Я выдыхаю достаточно шумно, чтобы он меня слышал.

Мама часто говорила, что самые здоровенные мужики всегда были самыми большими детьми, когда дело доходило до бо-бо.

Мама.

В ту секунду, когда на ум приходит ее красивое, усталое, напряженное лицо, я отчаянно хватаюсь за пустоту, натягивая ее, как защитный костюм, до того, как печаль накроет меня с головой.

Как только оказываюсь в безопасности пустотного тумана, снова смотрю на мистера Реншоу. Его лицо такое же настороженное, как и мое.

– Думаю, тогда мы здесь закончили, да?

Его кустистые брови удивленно приподнимаются.

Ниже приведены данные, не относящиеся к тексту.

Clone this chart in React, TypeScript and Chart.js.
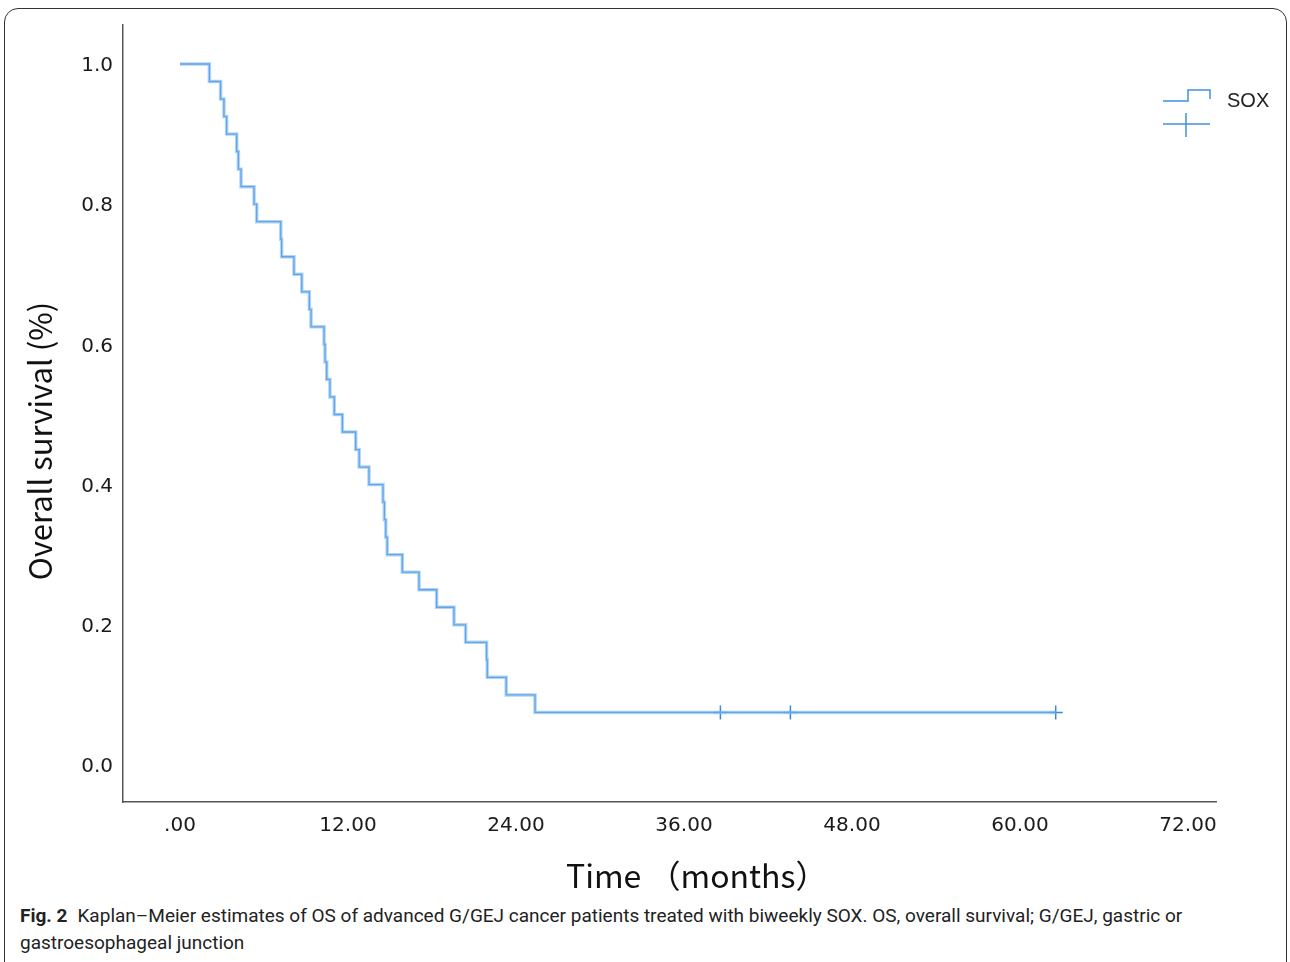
import React, { useEffect, useRef } from "react";
import { Chart, registerables } from "chart.js";

Chart.register(...registerables);

// Kaplan–Meier step data (months, survival proportion)
const eventTimes = [
  0, 2.1, 2.9, 3.14, 3.33, 4.05, 4.17, 4.36, 5.29, 5.48, 7.2, 7.26, 8.14, 8.7,
  9.24, 9.36, 10.29, 10.36, 10.48, 10.71, 11.02, 11.6, 12.55, 12.8, 13.5, 14.5,
  14.6, 14.7, 14.8, 15.88, 17.07, 18.33, 19.57, 20.4, 21.9, 21.95, 23.3, 25.36,
];
const survival = [
  1.0, 0.975, 0.95, 0.925, 0.9, 0.875, 0.85, 0.825, 0.8, 0.775, 0.75, 0.725,
  0.7, 0.675, 0.65, 0.625, 0.6, 0.575, 0.55, 0.525, 0.5, 0.475, 0.45, 0.425,
  0.4, 0.375, 0.35, 0.325, 0.3, 0.275, 0.25, 0.225, 0.2, 0.175, 0.15, 0.125,
  0.1, 0.075,
];
const censorTimes = [38.6, 43.6, 62.55];
const censorSurvival = [0.075, 0.075, 0.075];

const xTickValues = [0, 12, 24, 36, 48, 60, 72];
const yTickValues = [0, 0.2, 0.4, 0.6, 0.8, 1.0];

const seriesName = "SOX";
const xTitle = "Time （months）";
const yTitle = "Overall survival (%)";

const LINE_CORE = "#3489de";
const LINE_HALO = "rgba(125,183,240,0.6)";
const TICK_FONT = "'DejaVu Sans', sans-serif";

export default function App() {
  const canvasRef = useRef<HTMLCanvasElement | null>(null);

  useEffect(() => {
    const canvas = canvasRef.current;
    if (!canvas) return;

    const stepData = eventTimes.map((t, i) => ({ x: t, y: survival[i] }));
    stepData.push({
      x: censorTimes[censorTimes.length - 1],
      y: survival[survival.length - 1],
    });
    const censorData = censorTimes.map((t, i) => ({ x: t, y: censorSurvival[i] }));

    const decorPlugin = {
      id: "decor",
      afterDraw(chart: any) {
        const ctx = chart.ctx as CanvasRenderingContext2D;
        ctx.save();
        // x title
        ctx.fillStyle = "#111";
        ctx.font = '32px "Noto Sans CJK SC"';
        ctx.textAlign = "left";
        ctx.textBaseline = "alphabetic";
        ctx.fillText(xTitle, 566, 888);
        // y title
        ctx.save();
        ctx.translate(52, 441);
        ctx.rotate(-Math.PI / 2);
        ctx.textAlign = "center";
        ctx.font = '31px "Noto Sans CJK SC"';
        ctx.fillText(yTitle, 0, 0);
        ctx.restore();
        // legend glyphs
        ctx.strokeStyle = "#3f91e0";
        ctx.lineWidth = 1.5;
        ctx.beginPath();
        ctx.moveTo(1163, 101);
        ctx.lineTo(1188, 101);
        ctx.lineTo(1188, 90);
        ctx.lineTo(1210, 90);
        ctx.lineTo(1210, 99);
        ctx.stroke();
        ctx.beginPath();
        ctx.moveTo(1163, 124);
        ctx.lineTo(1210, 124);
        ctx.moveTo(1186, 113);
        ctx.lineTo(1186, 137);
        ctx.stroke();
        ctx.fillStyle = "#222";
        ctx.font = '20px "Liberation Sans"';
        ctx.textAlign = "left";
        ctx.textBaseline = "middle";
        ctx.fillText(seriesName, 1227, 101);
        ctx.restore();
      },
    };

    const chart = new Chart(canvas, {
      type: "line",
      data: {
        datasets: [
          {
            type: "line",
            data: stepData,
            stepped: true,
            borderColor: LINE_HALO,
            borderWidth: 3.5,
            pointRadius: 0,
            fill: false,
          },
          {
            type: "line",
            label: seriesName,
            data: stepData,
            stepped: true,
            borderColor: LINE_CORE,
            borderWidth: 1.3,
            pointRadius: 0,
            fill: false,
          },
          {
            type: "scatter",
            data: censorData,
            pointStyle: "cross",
            pointRadius: 7,
            borderColor: LINE_CORE,
            borderWidth: 1.5,
            showLine: false,
          },
        ],
      } as any,
      options: {
        responsive: false,
        animation: false,
        events: [],
        layout: { padding: { top: 25, right: 74, bottom: 0, left: 0 } },
        plugins: { legend: { display: false }, tooltip: { enabled: false } },
        scales: {
          x: {
            type: "linear",
            min: -4.071,
            max: 74.0,
            afterBuildTicks: (s: any) => {
              s.ticks = xTickValues.map((v) => ({ value: v }));
            },
            afterFit: (s: any) => {
              s.height = 98;
            },
            grid: { display: false, drawTicks: false },
            border: { display: true, color: "#555", width: 1.5 },
            ticks: {
              font: { family: TICK_FONT, size: 20 },
              color: "#1a1a1a",
              padding: 12,
              maxRotation: 0,
              autoSkip: false,
              callback: (v: any) => (Number(v) === 0 ? ".00" : Number(v).toFixed(2)),
            },
          },
          y: {
            type: "linear",
            min: -0.0528,
            max: 1.0556,
            afterBuildTicks: (s: any) => {
              s.ticks = yTickValues.map((v) => ({ value: v }));
            },
            afterFit: (s: any) => {
              s.width = 123;
            },
            grid: { display: false, drawTicks: false },
            border: { display: true, color: "#555", width: 1.5 },
            ticks: {
              font: { family: TICK_FONT, size: 20 },
              color: "#1a1a1a",
              padding: 10,
              labelOffset: 2,
              autoSkip: false,
              callback: (v: any) => Number(v).toFixed(1),
            },
          },
        },
      } as any,
      plugins: [decorPlugin],
    });

    return () => chart.destroy();
  }, []);

  return (
    <div
      style={{
        position: "fixed",
        left: 0,
        top: 0,
        width: 1290,
        height: 962,
        background: "#fff",
        overflow: "hidden",
      }}
    >
      <div
        style={{
          position: "absolute",
          left: 4,
          top: 8,
          width: 1283,
          height: 1000,
          border: "1.5px solid #333",
          borderRadius: 14,
          boxSizing: "border-box",
        }}
      />
      <canvas
        ref={canvasRef}
        width={1290}
        height={900}
        style={{ position: "absolute", left: 0, top: 0, width: 1290, height: 900 }}
      />
      <div
        style={{
          position: "absolute",
          left: 20,
          top: 902,
          fontFamily: "Roboto",
          fontSize: 19,
          lineHeight: "27px",
          color: "#222",
          whiteSpace: "nowrap",
        }}
      >
        <span style={{ fontWeight: "bold" }}>Fig. 2</span>
        <span style={{ marginLeft: 10 }}>
          Kaplan–Meier estimates of OS of advanced G/GEJ cancer patients treated with biweekly SOX. OS, overall survival; G/GEJ, gastric or
        </span>
        <br />
        <span>gastroesophageal junction</span>
      </div>
    </div>
  );
}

– Ты не собираешься спорить со мной?

Я качаю головой и поворачиваю его кресло к двери. Используя стул как инвалидное кресло, выкатываю мужчину в коридор.

– Я знаю, что лучше не спорить с Реншоу. Вы все почти так же упрямы, как и самоуверенны.

– Эй, – рявкает мистер Реншоу, – если бы бог не хотел, чтобы я хвастался, ему не следовало создавать меня таким чертовски красивым.

Я качаю головой, пока везу старика домой.

Когда мы добираемся до обувного магазина, меня встречают сносящие с места, восторженные объятия Софи. А после сочувствующий взгляд и объятия миссис Реншоу, говорящие «сожалею о твоих родителях». И после обоих мне хочется плакать.

Это также напоминает мне, почему уходить из магазина смокингов – столь плохая идея.

Чтобы растянуть губы в улыбке, мне требуются все мои силы. Я не могу вспомнить, когда в последний раз ела… или даже стояла так долго. Пятна начинают танцевать перед глазами.

– Он весь ваш, – говорю я, пятясь из магазина, когда помещение начинает крениться. – Я, э-э… Я должна вернуться к Квинту. Увидимся…

Как только оказываюсь в коридоре, отвожу взгляд от их разочарованных лиц и возвращаюсь в «Савви» так быстро, что практически бегу. Не отрываю взгляда от пола и считаю шаги по пути, чтобы мои глаза и разум не блуждали в опасных местах.

Девяносто один, девяносто два, девяносто…

Лишь переступив через порог своего нового дома, наконец поднимаю глаза.

И обнаруживаю, что Кью смотрит на меня.

Она облокотилась на стойку, скрестив руки на груди, и выражение ее лица говорит о том, что она пришла не поздороваться.

– Как оно, док? – невозмутимо спрашивает она.

– Привет, Кью, как дела? – я морщусь от фальшивой жизнерадостности в своем голосе.

Как будто снова в старшей школе, включаю свой южный акцент и пытаюсь быть милой со злыми девчонками, которые только и ждут, чтобы украсть моего парня или отхватить пряди с моего хвостика, когда я не вижу. Что ж, увы для Кью: парня и волос больше нет.